Understanding Sovereign Risk
One of the problems associated with lending is ensuring that both parties to the contract adhere to the loan’s terms and conditions. Generally, it is difficult to ensure that the borrower abides by the terms set out in the bond contract to timely principal and interest payments.
There are legal obligations that are enforceable in a court, and those who cannot meet their debt obligations may file for bankruptcy. However, repaying the debt is, in large part, voluntary but are encouraged to avoid indirect penalties imposed on countries that do not honor their loan obligations.
Furthermore, no systematic procedure is similar to bankruptcy, by which a country owing a large amount of debt can adopt to discharge its obligations. As a result, a sovereign risk arises when a country is not in a position to service its foreign debt.
Sources of a Sovereign Risk
Sovereign risk arises from several sources. Foreign exchange traders face sovereign risk when a foreign country breaks up from its currency union. For example, foreign currency devaluation can affect the currency trade and alter currency benefits to traders.
Another potential source of sovereign risk is when the government lacks sufficient resources when its bonds are due to mature, rendering it unable to honor foreign debt obligations. Sovereign risk may also result from the collapse of the economic environment due to increasing inflation, making it difficult for the government to honor maturing debt obligations.
Sovereign Risk and Banks’ Funding
Although fluctuating interest rates make financial institutions contend with market risk on sovereign debt, sovereign risk leads to far-reaching implications for the banking system. The challenges are more pronounced if the involved banks are domiciled in a financially-distressed country. Failure to service a foreign debt contract means deterioration of the creditworthiness of the sovereign entity.
Increased sovereign risk increases the funding costs of banks and impairs their market access. Even so, banks cannot cushion themselves against sovereign risk by changing their operations because of the critical role that government securities play in the financial system.
Possible consequences that may befall banks include a sharp increase in credit default swaps (CDS) and an inability to offer a short-term wholesale loan, which drains their deposits.
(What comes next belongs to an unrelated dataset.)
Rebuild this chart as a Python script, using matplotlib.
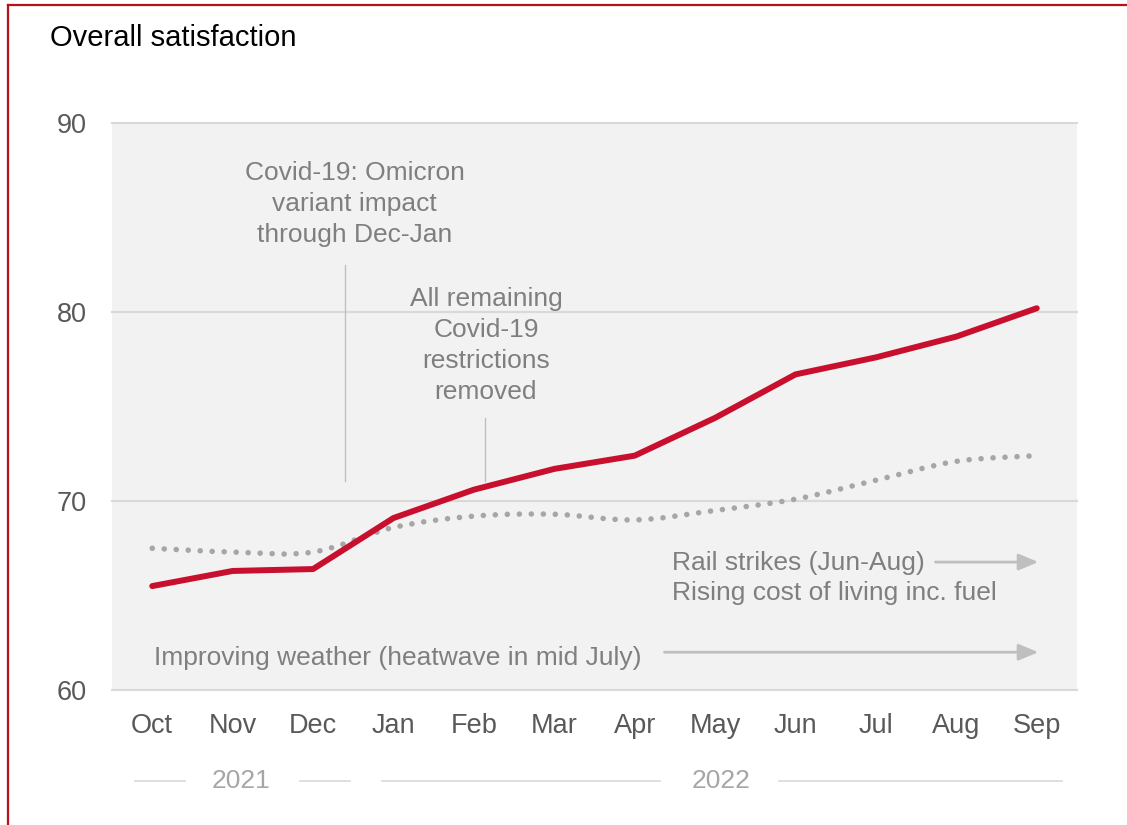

Consequently, banks are forced to depend on the liquidity of the central bank.
The channels through which banks’ funding costs are adversely affected include reduced government funding benefits, lower collateral values, direct losses on foreign investments, and lower bank credit ratings.
In the U.S., the economy is more manageable to avoid a possible sovereign risk from occurring. Despite the turbulence surrounding the country’s fiscal cliff, there’s not been deteriorating creditworthiness that undermines investors’ perceptions.
Because of its low treasury yields, the U.S. does not depend on the bond market to warn of sovereign stress. The federal policy provides short-term fiscal benefits to banks facing sovereign risk from financial losses in foreign country holdings.
Example of a Sovereign Debts Crisis
Greece’s economy gives a glimpse of how a sovereign risk can lead to a crisis. The country’s high debt levels made it a challenge for the government to repay foreign debt.
Following the crisis, Greece adopted stringent austerity measures. It received two rounds of stimulus packages with the promise that it would adopt further financial reforms and stricter austerity measures.
Greece’s ability to repay sovereign loans dropped to junk status, with far-reaching impacts affecting the entire European Union. The bailout given to the country was meant to reduce the growth of public sector loans. At that time, a significant number of European countries suffered from the collapse of financial institutions, rising bond yields, and high government debts.
The collapse of Iceland’s banking system in 2008 set the stage for the crisis, which later spread to Portugal, Ireland, and finally Spain in 2009. The European countries offered financial bailouts that eventually stopped the situation.